In the open letter, published here, Senator Sanders “respectfully but urgently” requests the President’s intervention in the situation in North Dakota. He states that the first priority must be “protecting the safety of the peaceful protesters” and urges President Obama to “send observers to protect the protesters’ First Amendment rights to protest the pipeline” as well as “remove the National Guard from the camp.”
Sanders goes on to demand that all federal permits for the pipeline project be suspended until a full cultural and environmental review can be completed. He states:
“To my mind, the Corps should have never approved this project on an expedited basis in the first place. If completed the pipeline will transport nearly 20 million gallons of crude oil every day, potentially threatening dozens of bodies of water.”
Finally, echoing what many believe is the root cause of the struggle, Sanders states, “It is deeply distressing to me that the federal government is putting the profits of the oil industry ahead of the treaty and sovereign rights of Native American communities. I understand the Standing Rock Sioux have sued to stop the pipeline, citing the very serious environmental concerns, enrichment on culturally sensitive lands, and violations of tribal treaty rights to a meaningful consultative role in the federal permitting process. To my mind, it is simply unacceptable to build a project like this, in one of the poorest counties in the nation, without the approval of the Native American residents who live there.”

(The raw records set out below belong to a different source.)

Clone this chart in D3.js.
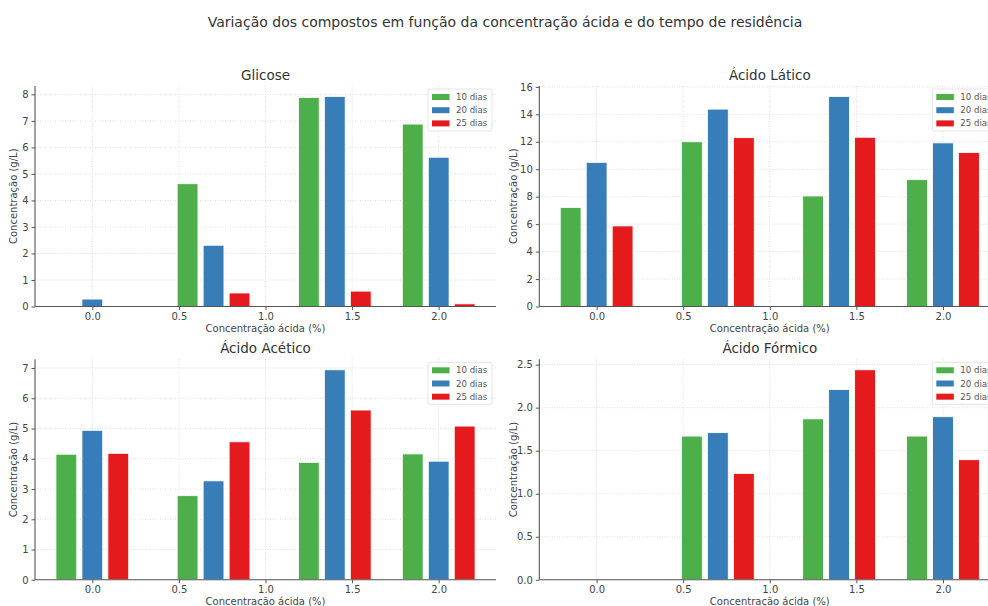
<!DOCTYPE html>
<html>
<head>
    <title>Variação dos compostos</title>
    <script src="https://d3js.org/d3.v7.min.js"></script>
    <style>
        body { margin: 0; background: #fff; }
        svg { font-family: "DejaVu Sans", sans-serif; }
    </style>
</head>
<body>
    <div id="chart"></div>
    <script>
        // concentração ácida usada em cada grupo de barras
        var concentracoes = [0.0, 0.7, 1.4, 2.0];
        var series = ["10 dias", "20 dias", "25 dias"];
        var deslocamentos = [-0.15, 0, 0.15];
        var cores = ["#4daf4a", "#377eb8", "#e41a1c"];
        var xTicks = [0.0, 0.5, 1.0, 1.5, 2.0];

        // valores (g/L)
        var glicose10 = [0, 4.63, 7.88, 6.88];
        var glicose20 = [0.28, 2.31, 7.92, 5.63];
        var glicose25 = [0, 0.51, 0.58, 0.1];

        var latico10 = [7.22, 12.0, 8.05, 9.24];
        var latico20 = [10.5, 14.38, 15.3, 11.92];
        var latico25 = [5.87, 12.3, 12.33, 11.22];

        var acetico10 = [4.15, 2.78, 3.88, 4.16];
        var acetico20 = [4.94, 3.27, 6.94, 3.92];
        var acetico25 = [4.18, 4.56, 5.61, 5.08];

        var formico10 = [0, 1.67, 1.87, 1.67];
        var formico20 = [0, 1.71, 2.21, 1.895];
        var formico25 = [0, 1.236, 2.44, 1.395];

        var glicoseTicks = [0, 1, 2, 3, 4, 5, 6, 7, 8];
        var laticoTicks = [0, 2, 4, 6, 8, 10, 12, 14, 16];
        var aceticoTicks = [0, 1, 2, 3, 4, 5, 6, 7];
        var formicoTicks = [0, 0.5, 1.0, 1.5, 2.0, 2.5];

        var svgWidth = 988;
        var svgHeight = 606;
        var barWidth = 0.12;
        var axW = 461;
        var axH = 220.5;

        var paineis = [
            { titulo: "Glicose", dados: [glicose10, glicose20, glicose25], ticks: glicoseTicks, fmt: d3.format("d"), left: 35, top: 86 },
            { titulo: "Ácido Lático", dados: [latico10, latico20, latico25], ticks: laticoTicks, fmt: d3.format("d"), left: 539.3, top: 86 },
            { titulo: "Ácido Acético", dados: [acetico10, acetico20, acetico25], ticks: aceticoTicks, fmt: d3.format("d"), left: 35, top: 359.3 },
            { titulo: "Ácido Fórmico", dados: [formico10, formico20, formico25], ticks: formicoTicks, fmt: d3.format(".1f"), left: 539.3, top: 359.3 }
        ];

        var svg = d3.select("#chart")
            .append("svg")
            .attr("width", svgWidth)
            .attr("height", svgHeight);

        svg.append("text")
            .attr("x", 505)
            .attr("y", 27)
            .attr("text-anchor", "middle")
            .attr("font-size", 14)
            .attr("fill", "#333")
            .text("Variação dos compostos em função da concentração ácida e do tempo de residência");

        // limites do eixo x com margem de 5% como no matplotlib
        var xMin = d3.min(concentracoes) + deslocamentos[0] - barWidth / 2;
        var xMax = d3.max(concentracoes) + deslocamentos[2] + barWidth / 2;
        var margem = (xMax - xMin) * 0.05;

        paineis.forEach(function(p) {
            var g = svg.append("g")
                .attr("transform", "translate(" + p.left + "," + p.top + ")");

            var x = d3.scaleLinear()
                .domain([xMin - margem, xMax + margem])
                .range([0, axW]);

            var yMaxDado = d3.max(p.dados, function(s) { return d3.max(s); });
            var y = d3.scaleLinear()
                .domain([0, yMaxDado * 1.05])
                .range([axH, 0]);

            // grade pontilhada
            g.selectAll(".gx")
                .data(xTicks)
                .enter()
                .append("line")
                .attr("x1", function(d) { return x(d); })
                .attr("x2", function(d) { return x(d); })
                .attr("y1", 0)
                .attr("y2", axH)
                .attr("stroke", "#d8d8d8")
                .attr("stroke-width", 0.8)
                .attr("stroke-dasharray", "1,1.5");

            g.selectAll(".gy")
                .data(p.ticks)
                .enter()
                .append("line")
                .attr("x1", 0)
                .attr("x2", axW)
                .attr("y1", function(d) { return y(d); })
                .attr("y2", function(d) { return y(d); })
                .attr("stroke", "#d8d8d8")
                .attr("stroke-width", 0.8)
                .attr("stroke-dasharray", "1,1.5");

            // barras
            p.dados.forEach(function(valores, si) {
                g.selectAll(".bar" + si)
                    .data(valores)
                    .enter()
                    .append("rect")
                    .attr("x", function(d, i) { return x(concentracoes[i] + deslocamentos[si] - barWidth / 2); })
                    .attr("width", x(barWidth) - x(0))
                    .attr("y", function(d) { return y(d); })
                    .attr("height", function(d) { return axH - y(d); })
                    .attr("fill", cores[si])
                    .attr("stroke", "#fff")
                    .attr("stroke-width", 0.8);
            });

            // eixos
            var xAxis = d3.axisBottom(x)
                .tickValues(xTicks)
                .tickFormat(d3.format(".1f"))
                .tickSize(3.5)
                .tickPadding(3);

            var yAxis = d3.axisLeft(y)
                .tickValues(p.ticks)
                .tickFormat(p.fmt)
                .tickSize(3.5)
                .tickPadding(3);

            var gx = g.append("g")
                .attr("transform", "translate(0," + axH + ")")
                .call(xAxis);

            var gy = g.append("g").call(yAxis);

            [gx, gy].forEach(function(a) {
                a.select(".domain").attr("stroke", "#555").attr("stroke-width", 1.1);
                a.selectAll(".tick line").attr("stroke", "#555");
                a.selectAll(".tick text")
                    .attr("fill", "#444")
                    .attr("font-size", 10)
                    .attr("font-family", "DejaVu Sans");
            });
            gx.select(".domain").attr("d", "M0,0H" + axW);
            gy.select(".domain").attr("d", "M0," + axH + "V0");

            // títulos
            g.append("text")
                .attr("x", axW / 2)
                .attr("y", -6)
                .attr("text-anchor", "middle")
                .attr("font-size", 13.5)
                .attr("fill", "#333")
                .text(p.titulo);

            g.append("text")
                .attr("x", axW / 2)
                .attr("y", axH + 25)
                .attr("text-anchor", "middle")
                .attr("font-size", 10)
                .attr("fill", "#444")
                .text("Concentração ácida (%)");

            g.append("text")
                .attr("transform", "translate(" + (-p.left + (p.left < 100 ? 17 : 517)) + "," + (axH / 2) + ") rotate(-90)")
                .attr("text-anchor", "middle")
                .attr("font-size", 10)
                .attr("fill", "#444")
                .text("Concentração (g/L)");

            // legenda
            var leg = g.append("g")
                .attr("transform", "translate(" + (axW - 68) + ",3)");

            leg.append("rect")
                .attr("width", 64)
                .attr("height", 42)
                .attr("rx", 2)
                .attr("fill", "#fff")
                .attr("fill-opacity", 0.85)
                .attr("stroke", "#ddd")
                .attr("stroke-width", 0.8);

            var item = leg.selectAll(".item")
                .data(series)
                .enter()
                .append("g")
                .attr("transform", function(d, i) { return "translate(0," + (8 + i * 13.2) + ")"; });

            item.append("rect")
                .attr("x", 4)
                .attr("y", -3)
                .attr("width", 17.5)
                .attr("height", 6)
                .attr("fill", function(d, i) { return cores[i]; });

            item.append("text")
                .attr("x", 28)
                .attr("dy", "0.35em")
                .attr("font-size", 8.6)
                .attr("fill", "#555")
                .text(function(d) { return d; });
        });
    </script>
</body>
</html>
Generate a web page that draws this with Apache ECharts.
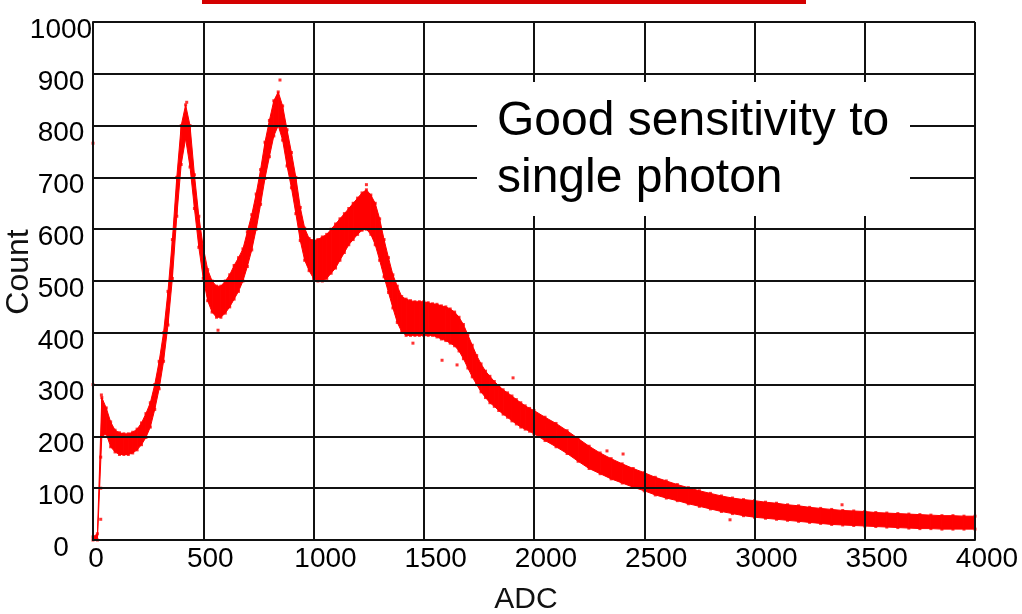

The protesters at Standing Rock have faced escalated force this week after police in full riot gear arrived in armored vehicles and proceeded to use tear gas, pepper spray and sound canons to try and disperse the front line camp. Over 140 were arrested this week, following the 120 that were arrested over the weekend.
The Dakota Access pipeline, should it be completed, would transport hundreds of thousands of crude oil daily and would disrupt countless Native American burial sites and artifacts, not to mention be a huge threat to nearby water supplies.